Goal of the exercise. Restate the lines word for word, from the first line of the records through the line containing "from matplotlib.ticker import MultipleLocator". Leave out the pictures and anything after that line.

Records.
-- begin --

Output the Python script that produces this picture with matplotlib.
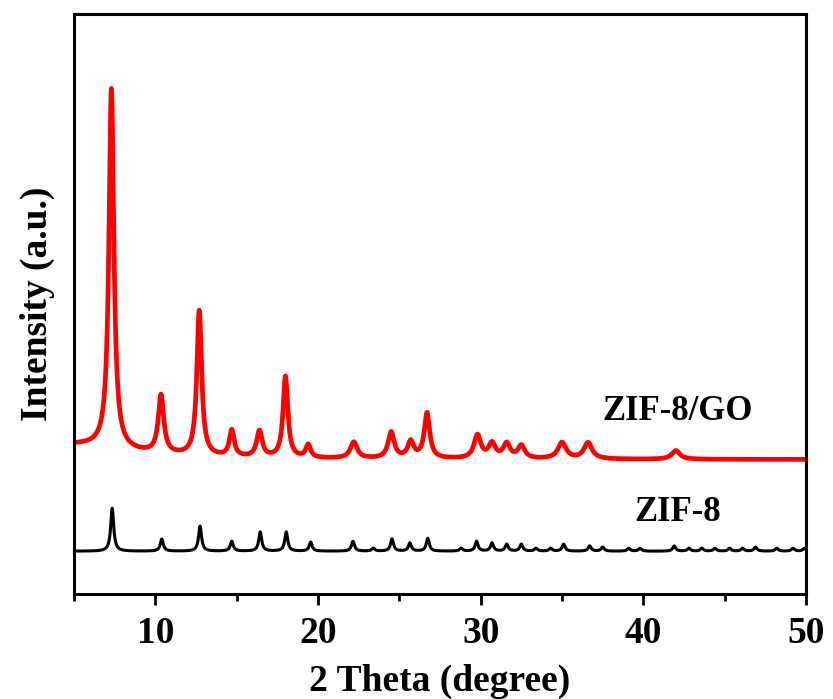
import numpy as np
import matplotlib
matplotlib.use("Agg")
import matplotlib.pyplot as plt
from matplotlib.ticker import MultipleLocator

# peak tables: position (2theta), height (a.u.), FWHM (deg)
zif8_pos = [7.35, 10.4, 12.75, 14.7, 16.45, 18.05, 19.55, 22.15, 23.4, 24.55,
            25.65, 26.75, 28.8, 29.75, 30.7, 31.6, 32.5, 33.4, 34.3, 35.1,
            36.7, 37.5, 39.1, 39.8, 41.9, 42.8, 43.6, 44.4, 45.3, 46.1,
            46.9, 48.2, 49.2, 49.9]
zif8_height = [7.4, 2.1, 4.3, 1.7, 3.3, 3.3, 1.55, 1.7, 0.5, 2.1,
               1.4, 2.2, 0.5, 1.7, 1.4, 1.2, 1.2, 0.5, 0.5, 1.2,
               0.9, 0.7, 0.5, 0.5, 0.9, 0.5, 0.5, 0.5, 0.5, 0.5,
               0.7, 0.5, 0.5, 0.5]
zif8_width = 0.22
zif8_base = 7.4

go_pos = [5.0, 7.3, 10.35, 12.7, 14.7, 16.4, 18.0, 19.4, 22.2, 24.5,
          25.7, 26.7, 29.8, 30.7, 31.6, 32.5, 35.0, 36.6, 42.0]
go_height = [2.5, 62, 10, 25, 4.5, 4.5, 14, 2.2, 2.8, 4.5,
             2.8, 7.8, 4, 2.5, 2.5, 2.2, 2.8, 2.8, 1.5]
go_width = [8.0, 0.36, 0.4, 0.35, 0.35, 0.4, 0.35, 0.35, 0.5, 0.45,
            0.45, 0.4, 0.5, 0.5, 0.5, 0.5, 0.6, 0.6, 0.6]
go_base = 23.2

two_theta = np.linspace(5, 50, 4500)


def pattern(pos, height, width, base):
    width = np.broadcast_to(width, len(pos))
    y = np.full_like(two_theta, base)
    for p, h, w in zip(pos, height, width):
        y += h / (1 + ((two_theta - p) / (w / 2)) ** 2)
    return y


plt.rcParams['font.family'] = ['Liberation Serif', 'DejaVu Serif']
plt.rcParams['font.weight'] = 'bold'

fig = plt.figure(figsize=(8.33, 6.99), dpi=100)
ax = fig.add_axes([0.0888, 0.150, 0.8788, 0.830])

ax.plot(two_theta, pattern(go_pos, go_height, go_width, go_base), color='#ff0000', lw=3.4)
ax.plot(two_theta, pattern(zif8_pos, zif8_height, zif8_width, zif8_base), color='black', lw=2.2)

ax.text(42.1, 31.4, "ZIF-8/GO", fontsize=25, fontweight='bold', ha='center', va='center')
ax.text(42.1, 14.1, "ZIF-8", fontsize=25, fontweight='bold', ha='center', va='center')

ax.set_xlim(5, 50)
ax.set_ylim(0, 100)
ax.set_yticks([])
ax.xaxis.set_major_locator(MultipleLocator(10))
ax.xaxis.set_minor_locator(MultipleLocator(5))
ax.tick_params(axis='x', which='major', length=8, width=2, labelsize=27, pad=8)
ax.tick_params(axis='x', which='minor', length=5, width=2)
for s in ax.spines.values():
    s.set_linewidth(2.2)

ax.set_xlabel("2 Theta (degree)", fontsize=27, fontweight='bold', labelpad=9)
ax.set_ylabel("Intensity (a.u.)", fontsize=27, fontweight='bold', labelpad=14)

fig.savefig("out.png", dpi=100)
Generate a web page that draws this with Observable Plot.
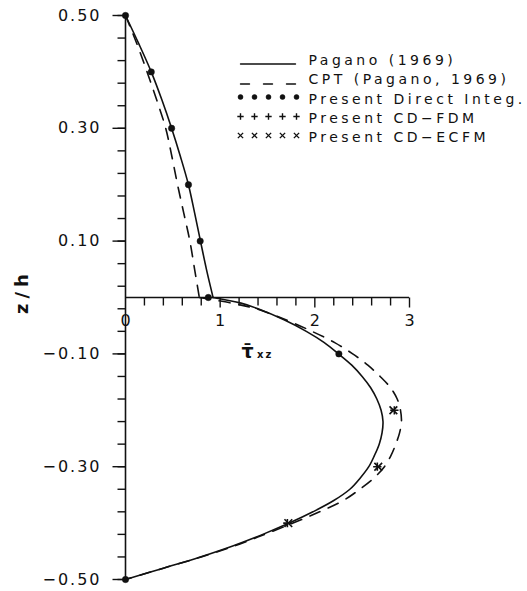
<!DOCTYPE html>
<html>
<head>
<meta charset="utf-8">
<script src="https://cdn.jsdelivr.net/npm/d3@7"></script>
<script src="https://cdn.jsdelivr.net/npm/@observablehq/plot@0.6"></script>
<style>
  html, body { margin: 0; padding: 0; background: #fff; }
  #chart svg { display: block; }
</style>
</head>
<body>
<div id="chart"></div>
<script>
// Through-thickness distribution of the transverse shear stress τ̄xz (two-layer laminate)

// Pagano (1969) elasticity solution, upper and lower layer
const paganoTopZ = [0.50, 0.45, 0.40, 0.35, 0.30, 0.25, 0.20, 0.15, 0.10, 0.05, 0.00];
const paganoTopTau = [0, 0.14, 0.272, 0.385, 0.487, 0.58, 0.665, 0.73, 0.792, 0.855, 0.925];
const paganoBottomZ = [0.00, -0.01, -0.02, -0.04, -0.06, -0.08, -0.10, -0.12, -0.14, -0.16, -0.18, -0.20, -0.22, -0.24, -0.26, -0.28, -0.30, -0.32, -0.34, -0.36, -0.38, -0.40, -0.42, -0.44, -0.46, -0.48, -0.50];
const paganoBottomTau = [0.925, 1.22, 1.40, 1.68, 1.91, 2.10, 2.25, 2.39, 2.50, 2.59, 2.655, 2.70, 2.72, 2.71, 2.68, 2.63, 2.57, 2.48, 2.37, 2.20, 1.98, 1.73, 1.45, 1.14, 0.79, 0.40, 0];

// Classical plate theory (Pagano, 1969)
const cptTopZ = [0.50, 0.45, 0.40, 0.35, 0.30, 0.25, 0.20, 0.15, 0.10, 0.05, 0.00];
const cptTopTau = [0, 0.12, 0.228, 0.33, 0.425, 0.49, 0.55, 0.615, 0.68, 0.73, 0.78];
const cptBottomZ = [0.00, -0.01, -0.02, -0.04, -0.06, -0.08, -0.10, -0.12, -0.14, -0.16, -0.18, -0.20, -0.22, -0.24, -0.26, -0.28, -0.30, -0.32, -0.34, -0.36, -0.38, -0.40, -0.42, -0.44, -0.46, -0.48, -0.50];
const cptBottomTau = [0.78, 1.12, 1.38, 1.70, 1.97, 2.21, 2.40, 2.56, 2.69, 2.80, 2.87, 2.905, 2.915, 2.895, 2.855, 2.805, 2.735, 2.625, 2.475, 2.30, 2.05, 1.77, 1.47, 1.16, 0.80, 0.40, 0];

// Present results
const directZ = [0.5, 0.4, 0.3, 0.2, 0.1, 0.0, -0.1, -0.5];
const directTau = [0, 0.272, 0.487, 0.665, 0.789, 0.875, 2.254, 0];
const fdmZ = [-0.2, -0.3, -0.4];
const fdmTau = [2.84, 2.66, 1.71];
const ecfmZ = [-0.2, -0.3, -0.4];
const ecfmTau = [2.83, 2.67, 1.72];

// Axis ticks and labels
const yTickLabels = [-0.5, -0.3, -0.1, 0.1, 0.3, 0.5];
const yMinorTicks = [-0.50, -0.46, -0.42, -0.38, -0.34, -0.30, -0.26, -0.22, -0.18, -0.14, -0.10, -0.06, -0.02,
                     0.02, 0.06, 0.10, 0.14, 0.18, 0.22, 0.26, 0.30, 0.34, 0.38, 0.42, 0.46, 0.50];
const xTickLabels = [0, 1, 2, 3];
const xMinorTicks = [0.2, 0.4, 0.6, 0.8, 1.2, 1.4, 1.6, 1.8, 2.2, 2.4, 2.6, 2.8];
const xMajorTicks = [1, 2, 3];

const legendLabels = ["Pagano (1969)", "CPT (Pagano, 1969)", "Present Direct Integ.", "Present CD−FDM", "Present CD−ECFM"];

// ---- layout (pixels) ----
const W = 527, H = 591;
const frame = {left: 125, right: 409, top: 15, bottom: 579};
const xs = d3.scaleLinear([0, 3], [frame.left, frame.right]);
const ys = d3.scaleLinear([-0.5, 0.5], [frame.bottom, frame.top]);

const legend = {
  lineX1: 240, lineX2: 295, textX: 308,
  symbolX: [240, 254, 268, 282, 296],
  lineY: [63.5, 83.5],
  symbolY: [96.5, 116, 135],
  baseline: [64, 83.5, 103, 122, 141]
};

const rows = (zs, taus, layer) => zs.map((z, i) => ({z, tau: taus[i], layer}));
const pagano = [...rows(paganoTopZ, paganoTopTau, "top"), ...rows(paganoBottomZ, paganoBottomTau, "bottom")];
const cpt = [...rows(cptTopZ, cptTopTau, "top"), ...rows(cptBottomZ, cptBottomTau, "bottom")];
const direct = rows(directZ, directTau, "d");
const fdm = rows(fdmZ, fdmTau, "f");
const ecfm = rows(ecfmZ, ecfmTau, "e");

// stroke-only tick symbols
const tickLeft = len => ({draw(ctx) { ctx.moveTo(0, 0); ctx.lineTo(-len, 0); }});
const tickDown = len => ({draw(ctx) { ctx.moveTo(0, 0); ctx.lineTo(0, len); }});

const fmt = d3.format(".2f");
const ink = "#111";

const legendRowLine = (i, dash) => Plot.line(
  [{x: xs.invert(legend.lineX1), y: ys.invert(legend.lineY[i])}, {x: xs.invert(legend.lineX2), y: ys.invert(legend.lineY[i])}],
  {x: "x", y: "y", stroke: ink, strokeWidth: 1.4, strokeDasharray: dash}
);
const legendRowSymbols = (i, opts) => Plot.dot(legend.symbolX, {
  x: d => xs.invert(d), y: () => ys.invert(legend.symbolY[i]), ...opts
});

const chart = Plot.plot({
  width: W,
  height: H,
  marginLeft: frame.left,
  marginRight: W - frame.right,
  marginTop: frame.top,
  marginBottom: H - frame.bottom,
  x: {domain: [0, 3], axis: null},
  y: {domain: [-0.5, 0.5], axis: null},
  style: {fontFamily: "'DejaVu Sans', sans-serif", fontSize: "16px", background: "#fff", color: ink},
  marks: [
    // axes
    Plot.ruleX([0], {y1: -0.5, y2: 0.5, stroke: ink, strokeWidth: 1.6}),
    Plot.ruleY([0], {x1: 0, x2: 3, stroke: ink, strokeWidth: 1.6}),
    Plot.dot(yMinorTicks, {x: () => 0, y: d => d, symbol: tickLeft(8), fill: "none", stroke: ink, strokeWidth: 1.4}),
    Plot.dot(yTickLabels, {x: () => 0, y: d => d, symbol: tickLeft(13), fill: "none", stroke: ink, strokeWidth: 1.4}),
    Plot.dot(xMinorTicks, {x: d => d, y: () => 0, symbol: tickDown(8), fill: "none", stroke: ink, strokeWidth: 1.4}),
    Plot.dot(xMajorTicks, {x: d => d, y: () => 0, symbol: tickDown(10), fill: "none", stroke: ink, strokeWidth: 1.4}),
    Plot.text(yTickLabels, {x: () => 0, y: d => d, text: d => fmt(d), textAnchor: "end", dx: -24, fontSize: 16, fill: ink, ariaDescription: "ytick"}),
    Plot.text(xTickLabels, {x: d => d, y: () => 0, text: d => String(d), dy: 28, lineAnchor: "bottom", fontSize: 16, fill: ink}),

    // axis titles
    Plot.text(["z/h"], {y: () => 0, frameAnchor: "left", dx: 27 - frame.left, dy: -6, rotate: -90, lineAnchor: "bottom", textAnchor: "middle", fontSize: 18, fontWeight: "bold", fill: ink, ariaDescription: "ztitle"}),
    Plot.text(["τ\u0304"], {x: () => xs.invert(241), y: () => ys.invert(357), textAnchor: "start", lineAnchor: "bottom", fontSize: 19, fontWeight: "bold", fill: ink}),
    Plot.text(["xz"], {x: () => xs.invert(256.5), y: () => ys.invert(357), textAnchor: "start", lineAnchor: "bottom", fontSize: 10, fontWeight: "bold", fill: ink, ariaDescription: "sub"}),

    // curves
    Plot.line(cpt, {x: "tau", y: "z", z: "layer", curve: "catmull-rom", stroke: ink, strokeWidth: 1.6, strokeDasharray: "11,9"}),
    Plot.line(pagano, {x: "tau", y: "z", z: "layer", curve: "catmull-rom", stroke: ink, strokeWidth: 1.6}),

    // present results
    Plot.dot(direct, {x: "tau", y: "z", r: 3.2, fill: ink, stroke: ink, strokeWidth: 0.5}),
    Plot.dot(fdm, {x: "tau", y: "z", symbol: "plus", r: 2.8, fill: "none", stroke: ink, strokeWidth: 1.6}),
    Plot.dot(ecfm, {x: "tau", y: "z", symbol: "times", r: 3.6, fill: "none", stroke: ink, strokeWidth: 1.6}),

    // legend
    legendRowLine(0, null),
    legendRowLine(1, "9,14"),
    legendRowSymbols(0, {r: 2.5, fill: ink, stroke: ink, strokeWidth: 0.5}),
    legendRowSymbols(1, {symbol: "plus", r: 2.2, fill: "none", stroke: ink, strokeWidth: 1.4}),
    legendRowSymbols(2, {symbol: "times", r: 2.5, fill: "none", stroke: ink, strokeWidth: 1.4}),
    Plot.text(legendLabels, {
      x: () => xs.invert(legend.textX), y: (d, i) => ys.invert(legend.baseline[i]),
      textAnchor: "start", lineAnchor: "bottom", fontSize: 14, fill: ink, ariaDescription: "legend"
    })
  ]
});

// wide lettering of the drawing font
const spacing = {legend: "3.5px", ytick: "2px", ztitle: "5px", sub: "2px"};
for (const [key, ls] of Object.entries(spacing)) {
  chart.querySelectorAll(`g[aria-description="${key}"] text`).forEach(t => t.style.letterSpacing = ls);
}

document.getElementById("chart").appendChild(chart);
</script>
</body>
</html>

-- end --

Correct output.
Output the Python script that produces this picture with matplotlib.
import numpy as np
import matplotlib
matplotlib.use("Agg")
import matplotlib.pyplot as plt
from matplotlib.ticker import MultipleLocator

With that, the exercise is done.